To explain: black swans were discovered in Australia. Before that, any reasonable person could assume the all-swans-are-white theory was unassailable. But the sight of just one black swan detonated that theory. Every theory we have about the human world and about the future is vulnerable to the black swan, the unexpected event. We sail in fragile vessels across a raging sea of uncertainty. “The world we live in is vastly different from the world we think we live in.”
emphasis mine

3 thoughts on “Killer Black Swans!

  1. Hi Tom!

    Great post even if the picture didn’t show up for me.

    My favorite is #7. Maybe we should cut teachers who say “impossible” and “too hard” our of our schools, not only our social circle.

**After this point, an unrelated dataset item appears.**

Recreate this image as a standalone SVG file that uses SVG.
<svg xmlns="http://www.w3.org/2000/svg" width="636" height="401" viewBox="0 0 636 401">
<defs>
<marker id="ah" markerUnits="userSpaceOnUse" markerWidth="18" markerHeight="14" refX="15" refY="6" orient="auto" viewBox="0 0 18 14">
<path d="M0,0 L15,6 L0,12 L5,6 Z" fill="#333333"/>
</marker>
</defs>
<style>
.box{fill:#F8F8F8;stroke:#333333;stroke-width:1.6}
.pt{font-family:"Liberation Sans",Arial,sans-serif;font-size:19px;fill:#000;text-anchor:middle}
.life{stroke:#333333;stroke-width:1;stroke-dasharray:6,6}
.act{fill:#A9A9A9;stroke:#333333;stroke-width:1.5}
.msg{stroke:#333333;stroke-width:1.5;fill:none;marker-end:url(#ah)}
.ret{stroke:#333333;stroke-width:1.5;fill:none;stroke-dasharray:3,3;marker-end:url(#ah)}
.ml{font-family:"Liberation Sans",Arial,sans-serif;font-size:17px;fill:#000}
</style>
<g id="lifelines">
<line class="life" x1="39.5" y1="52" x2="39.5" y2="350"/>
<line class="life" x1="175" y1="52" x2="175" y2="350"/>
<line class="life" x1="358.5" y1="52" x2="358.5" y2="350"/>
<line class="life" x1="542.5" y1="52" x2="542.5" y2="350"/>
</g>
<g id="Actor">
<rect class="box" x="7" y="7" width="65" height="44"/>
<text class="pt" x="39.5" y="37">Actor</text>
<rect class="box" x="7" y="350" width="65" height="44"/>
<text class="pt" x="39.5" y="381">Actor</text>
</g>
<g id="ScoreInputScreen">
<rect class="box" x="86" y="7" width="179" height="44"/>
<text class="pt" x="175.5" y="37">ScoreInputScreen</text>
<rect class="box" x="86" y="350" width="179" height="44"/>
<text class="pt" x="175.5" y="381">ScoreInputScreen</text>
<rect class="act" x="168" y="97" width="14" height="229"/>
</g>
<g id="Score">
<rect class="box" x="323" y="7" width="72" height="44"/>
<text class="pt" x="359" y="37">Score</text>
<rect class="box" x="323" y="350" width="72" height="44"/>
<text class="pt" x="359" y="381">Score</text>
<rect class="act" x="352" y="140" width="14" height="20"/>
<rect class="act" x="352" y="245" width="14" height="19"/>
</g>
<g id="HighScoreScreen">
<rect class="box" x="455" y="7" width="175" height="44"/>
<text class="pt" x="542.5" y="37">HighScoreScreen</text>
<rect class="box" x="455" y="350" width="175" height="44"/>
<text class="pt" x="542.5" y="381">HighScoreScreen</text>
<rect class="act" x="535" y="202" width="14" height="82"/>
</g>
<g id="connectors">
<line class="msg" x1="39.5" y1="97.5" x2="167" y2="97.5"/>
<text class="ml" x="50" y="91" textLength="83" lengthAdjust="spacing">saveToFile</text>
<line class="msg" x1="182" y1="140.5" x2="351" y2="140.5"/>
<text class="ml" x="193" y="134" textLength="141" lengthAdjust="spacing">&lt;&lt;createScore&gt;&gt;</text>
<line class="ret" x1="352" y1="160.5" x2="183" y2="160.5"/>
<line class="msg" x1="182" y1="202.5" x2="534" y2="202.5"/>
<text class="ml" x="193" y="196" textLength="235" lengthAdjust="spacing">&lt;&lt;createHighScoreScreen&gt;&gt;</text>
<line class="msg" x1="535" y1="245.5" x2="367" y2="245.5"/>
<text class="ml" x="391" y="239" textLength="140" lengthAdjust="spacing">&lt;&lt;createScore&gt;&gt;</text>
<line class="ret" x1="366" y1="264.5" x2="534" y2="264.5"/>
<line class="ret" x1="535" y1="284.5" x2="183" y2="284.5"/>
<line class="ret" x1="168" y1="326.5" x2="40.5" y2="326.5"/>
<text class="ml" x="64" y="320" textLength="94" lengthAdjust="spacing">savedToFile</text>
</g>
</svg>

    A college professor used to say something similar to #4. He said we should always be more civilized than those we dealt with, and have the last word even if it was just a very polite “thank you”.

  2. Lovely template, lovely post, lovely photo.

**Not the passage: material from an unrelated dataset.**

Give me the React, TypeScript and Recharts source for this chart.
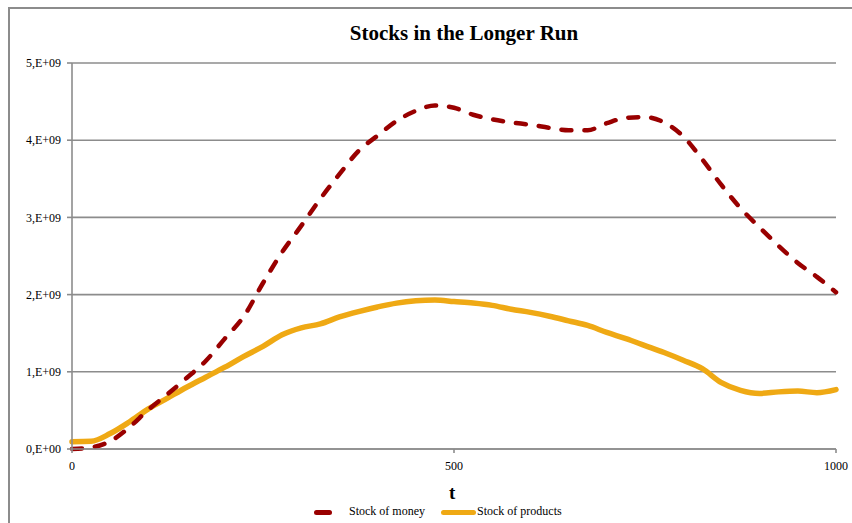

    I read this book about two months ago. I feel it is a great book, though it is / because it is relentlessly idiosyncratic even as it is very deliberately analytical. I was so taken with it that I brought it into my last day of “Introduction to Literary Studies” to talk about the way poetry was helpful in keeping us from being locked into one domain. The essence of metaphor is to cross domains. And the essence of poetry is metaphor. QED!

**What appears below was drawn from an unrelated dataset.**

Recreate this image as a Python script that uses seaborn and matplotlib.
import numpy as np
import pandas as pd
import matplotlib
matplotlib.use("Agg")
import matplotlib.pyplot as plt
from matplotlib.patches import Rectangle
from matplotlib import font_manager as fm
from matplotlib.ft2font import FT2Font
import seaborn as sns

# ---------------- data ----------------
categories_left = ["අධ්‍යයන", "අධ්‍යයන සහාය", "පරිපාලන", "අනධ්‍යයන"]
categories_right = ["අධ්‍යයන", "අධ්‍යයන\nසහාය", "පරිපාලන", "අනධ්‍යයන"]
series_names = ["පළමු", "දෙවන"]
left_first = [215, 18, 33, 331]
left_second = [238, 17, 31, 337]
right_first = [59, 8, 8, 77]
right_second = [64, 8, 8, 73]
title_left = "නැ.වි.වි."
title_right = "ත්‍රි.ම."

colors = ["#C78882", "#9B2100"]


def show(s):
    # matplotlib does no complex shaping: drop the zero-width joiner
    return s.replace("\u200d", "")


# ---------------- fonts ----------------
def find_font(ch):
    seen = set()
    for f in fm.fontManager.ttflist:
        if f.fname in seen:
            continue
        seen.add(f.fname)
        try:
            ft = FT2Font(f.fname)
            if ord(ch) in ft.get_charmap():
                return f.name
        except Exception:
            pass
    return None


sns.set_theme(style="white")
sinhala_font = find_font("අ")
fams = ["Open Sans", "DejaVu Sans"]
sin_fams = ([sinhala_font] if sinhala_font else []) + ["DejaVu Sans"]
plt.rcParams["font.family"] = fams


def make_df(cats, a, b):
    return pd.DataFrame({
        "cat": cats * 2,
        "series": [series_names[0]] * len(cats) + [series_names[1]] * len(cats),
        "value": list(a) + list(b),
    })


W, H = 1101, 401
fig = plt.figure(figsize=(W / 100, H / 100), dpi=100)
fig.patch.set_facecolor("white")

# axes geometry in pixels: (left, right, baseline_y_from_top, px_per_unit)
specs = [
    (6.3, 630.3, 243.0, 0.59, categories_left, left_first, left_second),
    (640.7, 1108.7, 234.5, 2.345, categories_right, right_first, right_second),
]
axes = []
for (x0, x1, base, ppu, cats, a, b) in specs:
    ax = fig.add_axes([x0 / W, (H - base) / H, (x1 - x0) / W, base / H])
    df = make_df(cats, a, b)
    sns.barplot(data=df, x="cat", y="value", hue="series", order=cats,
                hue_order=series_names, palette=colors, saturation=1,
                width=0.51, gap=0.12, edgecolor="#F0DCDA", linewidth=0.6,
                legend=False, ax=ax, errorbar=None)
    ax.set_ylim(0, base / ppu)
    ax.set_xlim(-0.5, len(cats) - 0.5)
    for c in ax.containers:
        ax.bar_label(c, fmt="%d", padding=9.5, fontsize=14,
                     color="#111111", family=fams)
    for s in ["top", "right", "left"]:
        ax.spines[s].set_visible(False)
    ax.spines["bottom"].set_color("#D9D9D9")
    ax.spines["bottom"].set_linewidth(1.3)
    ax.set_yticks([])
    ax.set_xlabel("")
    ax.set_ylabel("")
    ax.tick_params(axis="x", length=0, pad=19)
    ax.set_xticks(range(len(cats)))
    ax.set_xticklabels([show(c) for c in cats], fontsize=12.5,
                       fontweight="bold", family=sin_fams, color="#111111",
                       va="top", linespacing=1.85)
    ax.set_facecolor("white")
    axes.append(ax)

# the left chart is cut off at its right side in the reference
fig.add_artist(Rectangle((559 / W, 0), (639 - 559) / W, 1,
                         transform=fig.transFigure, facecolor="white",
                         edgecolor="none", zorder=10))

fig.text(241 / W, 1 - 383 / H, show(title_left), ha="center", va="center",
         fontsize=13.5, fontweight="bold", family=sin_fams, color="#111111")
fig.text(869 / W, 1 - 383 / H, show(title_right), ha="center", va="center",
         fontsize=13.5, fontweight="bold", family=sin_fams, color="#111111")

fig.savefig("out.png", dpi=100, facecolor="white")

    I found the most moving part to be the chapter on living in the antechamber of hope. There’s both encouragement and a stern warning for those who strive for some kind of greatness. Taleb obviously strives for greatness but is rightly (in my view) impatient with those who define “greatness” in a very narrow way and thus make it easier to obtain.

    Taleb’s favorite writers are Montaigne and Bacon, essayists both, and interestingly different in their approach to the essay. I find this very interesting and a fruitful thing to think about.

    I look forward to reading this book again, and using it systematically (and freely, and creatively) in the next stages of my own work. Magnifico!

    P.S. For an excellent interview with Taleb that reveals much of the man and his mind, and contextualizes his thought very helpfully within the larger body of the discipline(s), check this out:

    http://www.econtalk.org/archives/2007/04/taleb_on_black.html

    On his home page , Taleb singles this interview out as his favorite so far. And I love his gloriously messy home page. I think of the disorder as both a moat and a mindmap.

  3. @Gardner-

    I really appreciate the positive comment.

    Sorry for the delay in replying. I figured I’d better read the book so that I’d have something intelligent to say and some context in which to say it. The only reason it took me this long is that the book coincided with a job change, a move and I’ve managed to beat out the birth of a third child by a week or two.

    I love the book. Taleb’s sense of humor and broad range (and depth) of interests really keep things interesting. I think I’ll have to buy this one.

    I see the whole idea as a pretty strong rationale for the kinds of skills that people are labeling “21st century skills.” The idea being that the future isn’t something we can predict very well in terms of job skills nor in terms of technology so to prepare students the skills need to be flexible and oriented towards continued learning and creation.

    I also feel like Taleb’s fight against subject blind narrowness is on track with a lot of what is going on in education today. You see so many people lock in to things and neglect context and other subjects- key things that would improve their understanding of their subject and their ability to communicate with and engage their students.